3.2.07

1962 : frères, la ligne de partage des os


En 1962, Messieurs Crick, Watson et Wilkins reçurent le Prix Nobel pour leur travaux sur la structure de l'ADN.
Ce fut cette année là également que naquit le deuxième brin de cet ensemble que je nommais, de façon auto centrée : mes frères. Sous- ensemble quasi -indiscernable, d'un noyau appelé "les enfants", dont émergeait à intervalle régulier, un quota suffisant de genoux écorchés, de bouches à nourrir, d'oreilles à laver, pour qu'on nous jugeât en bonne santé physique.
Si les petits cailloux qui ricochent en direction de mes parents interrogent le fil de la transmission, celui-là questionne le partage. Et pose, de façon très nette, le double sens de ce mot, qui parle de ce qu'on fait circuler entre nous, de ce qui appartient tout entier à tous et à chacun, mais aussi de ce qui tranche, isole, et distribue en fragments inconciliables. Sans nul doute, la langue que nous partageons est riche de ces doubles sens, de ces appariements en miroir, distincts et indissociables.
Nous eûmes cela, le trésor sans fond des histoires inventées à trois, des chatons solennellement promenés en landau, du bruit de la pluie sur la toile de tente, la barre du milieu, bien sûr, et d'improbables pulls tricotés main par une grand mère aveugle, tout ce qui tenait chaud à chacun sans léser l'autre.
Pourtant, les places n'étaient pas interchangeables. Dans chaque famille, dans chaque clan, se créent des territoires de prédilections, qu'on se les choisisse ou qu'on vous les impose. Notre adolescence fit éclater le magma avec d'autant plus de violence qu'à la nécessaire négociation intime de notre âge s'ajouta l'effondrement du couple parental. Les lignes de partage dessinèrent la géographie douloureuse de nos conflits de loyauté. Dans le retournement haineux du divorce, Médée nous laissa la vie sauve, mais ce ne fut pas sans contrepartie. Sommés insidieusement de prendre partie, incapables d'être infidèle à l'une des moitié de notre génome, nous lâchâmes notre complicité pour réorganiser solitairement nos débris.

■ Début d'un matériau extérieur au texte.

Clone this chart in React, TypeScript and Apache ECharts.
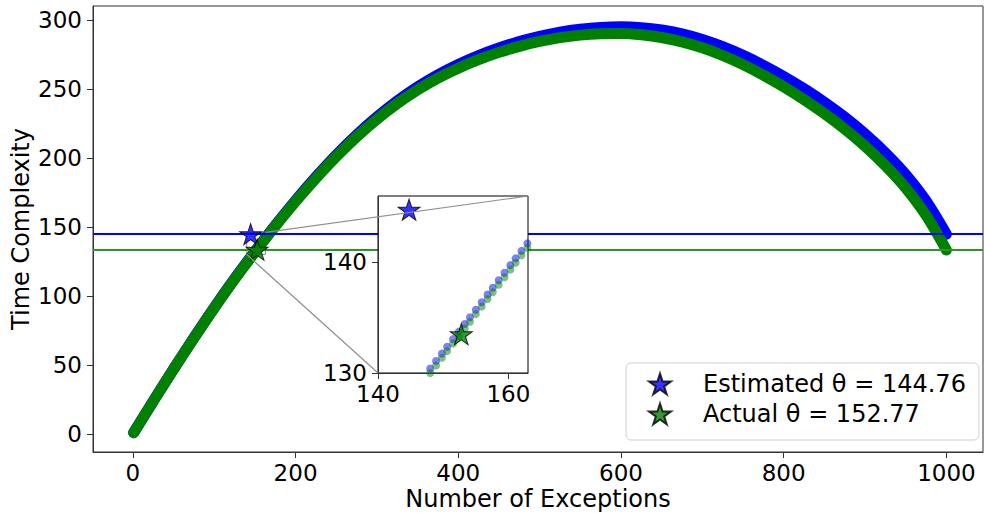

Adultes, nous savons encore qu'il ne faut jamais parler sèchement à un numide et nous rions encore à faire parrrrrrrler petit pistolet trrrrrrrrrente- six coups. Notre fond commun de vieilles plaisanteries, la certitude que chacun à notre manière, nous avons tous tenté de comprendre quelque chose au monde qui nous entoure, notre rapport à l'enfance, notre (trop souvent muette) sensibilité à ce qui affecte l'autre, continuent de jeter, par endroit, des ponts sur nos tranchées de repli.
Mon père fit deux autres enfants, avec lesquels tout sera différent, et bien sûr, je me suis crée d'autres frères.
Dans mes aînés, outre ce que la vie a fait d'eux, je contemple des reflets inédits de mes parents, dont certains m'avaient- et c'est le cas de le dire- complètement échappé. Mais malgré cette inaltérable familiarité, je garde l'étrange sensation qu'il me sera désormais, et pour toujours, plus facile de leur donner ou d'en recevoir un rein qu'un avis.

1 commentaire:

Anonyme a dit…

La réponse se trouve peut-être chez Galadriel: les elfes ne donnent pas de conseil, parce que c'est souvent un cadeau empoisonné.

Parce que A. Allais avait bien raison, faire des prévisions est bien difficile, surtout si ça conserne des questions d'avenir.